# [Dataset section]
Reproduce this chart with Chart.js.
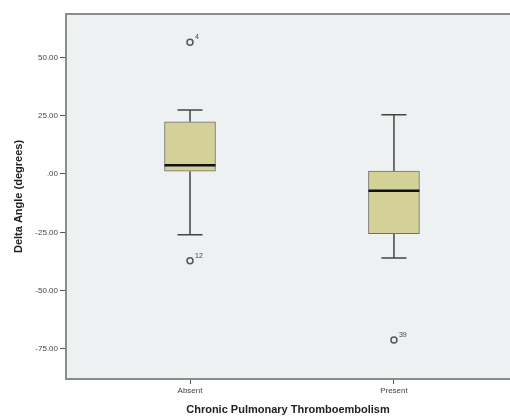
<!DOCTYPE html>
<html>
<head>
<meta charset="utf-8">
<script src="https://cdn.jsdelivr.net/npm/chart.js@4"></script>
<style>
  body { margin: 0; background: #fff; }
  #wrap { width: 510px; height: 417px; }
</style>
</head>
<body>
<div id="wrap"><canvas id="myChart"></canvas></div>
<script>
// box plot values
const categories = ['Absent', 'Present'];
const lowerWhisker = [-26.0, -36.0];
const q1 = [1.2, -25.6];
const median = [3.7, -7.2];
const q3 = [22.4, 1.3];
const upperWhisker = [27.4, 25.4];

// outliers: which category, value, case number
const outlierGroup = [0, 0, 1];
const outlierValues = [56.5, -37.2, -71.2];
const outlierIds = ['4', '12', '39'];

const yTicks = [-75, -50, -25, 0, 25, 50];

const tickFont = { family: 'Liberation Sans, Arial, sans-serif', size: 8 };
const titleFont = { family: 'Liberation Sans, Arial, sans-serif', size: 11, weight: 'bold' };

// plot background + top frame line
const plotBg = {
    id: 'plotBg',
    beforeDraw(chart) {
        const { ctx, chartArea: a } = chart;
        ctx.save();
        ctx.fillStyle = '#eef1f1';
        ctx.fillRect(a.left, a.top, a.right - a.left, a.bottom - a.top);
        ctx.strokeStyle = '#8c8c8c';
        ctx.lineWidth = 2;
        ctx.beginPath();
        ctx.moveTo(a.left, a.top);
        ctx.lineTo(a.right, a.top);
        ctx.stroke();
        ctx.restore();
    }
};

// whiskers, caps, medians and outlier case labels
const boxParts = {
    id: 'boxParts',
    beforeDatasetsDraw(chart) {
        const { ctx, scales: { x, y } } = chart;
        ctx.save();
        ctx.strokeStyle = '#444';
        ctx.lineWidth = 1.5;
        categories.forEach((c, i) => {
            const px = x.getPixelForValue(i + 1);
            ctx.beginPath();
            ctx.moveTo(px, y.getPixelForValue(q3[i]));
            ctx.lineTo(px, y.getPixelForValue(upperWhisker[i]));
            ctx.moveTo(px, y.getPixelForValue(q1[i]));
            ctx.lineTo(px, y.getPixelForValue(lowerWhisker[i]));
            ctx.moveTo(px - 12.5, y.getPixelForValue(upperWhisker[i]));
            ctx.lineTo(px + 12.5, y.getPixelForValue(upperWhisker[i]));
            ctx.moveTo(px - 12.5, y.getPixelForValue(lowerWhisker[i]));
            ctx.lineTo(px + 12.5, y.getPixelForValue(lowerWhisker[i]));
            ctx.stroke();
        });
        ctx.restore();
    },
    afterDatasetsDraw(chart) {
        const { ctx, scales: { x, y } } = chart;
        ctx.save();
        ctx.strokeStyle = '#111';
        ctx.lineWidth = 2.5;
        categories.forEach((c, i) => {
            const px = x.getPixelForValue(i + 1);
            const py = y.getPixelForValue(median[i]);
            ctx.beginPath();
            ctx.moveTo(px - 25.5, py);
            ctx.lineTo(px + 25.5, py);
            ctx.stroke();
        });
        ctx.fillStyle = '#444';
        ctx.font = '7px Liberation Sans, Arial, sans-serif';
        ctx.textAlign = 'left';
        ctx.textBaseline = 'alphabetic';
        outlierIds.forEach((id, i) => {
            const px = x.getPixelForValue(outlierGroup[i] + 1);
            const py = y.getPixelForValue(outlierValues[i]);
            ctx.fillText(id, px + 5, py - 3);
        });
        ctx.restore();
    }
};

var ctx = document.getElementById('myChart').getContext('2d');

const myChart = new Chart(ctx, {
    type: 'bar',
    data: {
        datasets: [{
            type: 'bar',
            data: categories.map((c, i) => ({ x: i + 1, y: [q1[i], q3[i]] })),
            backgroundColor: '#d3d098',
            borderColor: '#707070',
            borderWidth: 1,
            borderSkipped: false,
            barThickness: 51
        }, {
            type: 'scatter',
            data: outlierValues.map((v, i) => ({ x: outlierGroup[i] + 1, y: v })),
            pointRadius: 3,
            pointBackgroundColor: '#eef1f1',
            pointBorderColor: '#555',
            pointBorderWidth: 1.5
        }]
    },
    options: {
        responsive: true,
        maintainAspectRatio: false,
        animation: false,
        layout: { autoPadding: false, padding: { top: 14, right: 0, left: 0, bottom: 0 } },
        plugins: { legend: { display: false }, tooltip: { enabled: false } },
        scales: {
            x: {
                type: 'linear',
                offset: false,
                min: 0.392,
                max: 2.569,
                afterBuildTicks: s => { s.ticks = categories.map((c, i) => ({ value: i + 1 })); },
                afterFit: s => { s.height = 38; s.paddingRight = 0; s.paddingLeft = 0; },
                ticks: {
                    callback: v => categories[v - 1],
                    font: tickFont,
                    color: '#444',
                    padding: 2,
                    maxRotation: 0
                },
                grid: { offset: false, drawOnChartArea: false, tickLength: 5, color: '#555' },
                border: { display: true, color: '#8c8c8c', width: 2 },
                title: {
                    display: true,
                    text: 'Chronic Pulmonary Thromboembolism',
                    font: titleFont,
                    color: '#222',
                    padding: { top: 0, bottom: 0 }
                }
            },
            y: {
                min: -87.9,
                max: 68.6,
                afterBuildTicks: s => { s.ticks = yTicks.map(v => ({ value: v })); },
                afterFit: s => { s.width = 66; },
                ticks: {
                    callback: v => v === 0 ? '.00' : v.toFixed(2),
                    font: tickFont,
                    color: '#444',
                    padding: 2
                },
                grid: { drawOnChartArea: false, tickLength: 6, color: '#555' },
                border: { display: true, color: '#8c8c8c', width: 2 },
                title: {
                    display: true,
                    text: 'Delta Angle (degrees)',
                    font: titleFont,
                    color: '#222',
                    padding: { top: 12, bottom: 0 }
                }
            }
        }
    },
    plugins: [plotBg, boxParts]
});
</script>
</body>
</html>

# [Exercise brief]
Give again, word for word, every line from the top of the data above to the line holding "11, weight: 'bold'", inclusive, with the pictures left out.

# [Output of the task]
Reproduce this chart with Chart.js.
<!DOCTYPE html>
<html>
<head>
<meta charset="utf-8">
<script src="https://cdn.jsdelivr.net/npm/chart.js@4"></script>
<style>
  body { margin: 0; background: #fff; }
  #wrap { width: 510px; height: 417px; }
</style>
</head>
<body>
<div id="wrap"><canvas id="myChart"></canvas></div>
<script>
// box plot values
const categories = ['Absent', 'Present'];
const lowerWhisker = [-26.0, -36.0];
const q1 = [1.2, -25.6];
const median = [3.7, -7.2];
const q3 = [22.4, 1.3];
const upperWhisker = [27.4, 25.4];

// outliers: which category, value, case number
const outlierGroup = [0, 0, 1];
const outlierValues = [56.5, -37.2, -71.2];
const outlierIds = ['4', '12', '39'];

const yTicks = [-75, -50, -25, 0, 25, 50];

const tickFont = { family: 'Liberation Sans, Arial, sans-serif', size: 8 };
const titleFont = { family: 'Liberation Sans, Arial, sans-serif', size: 11, weight: 'bold' };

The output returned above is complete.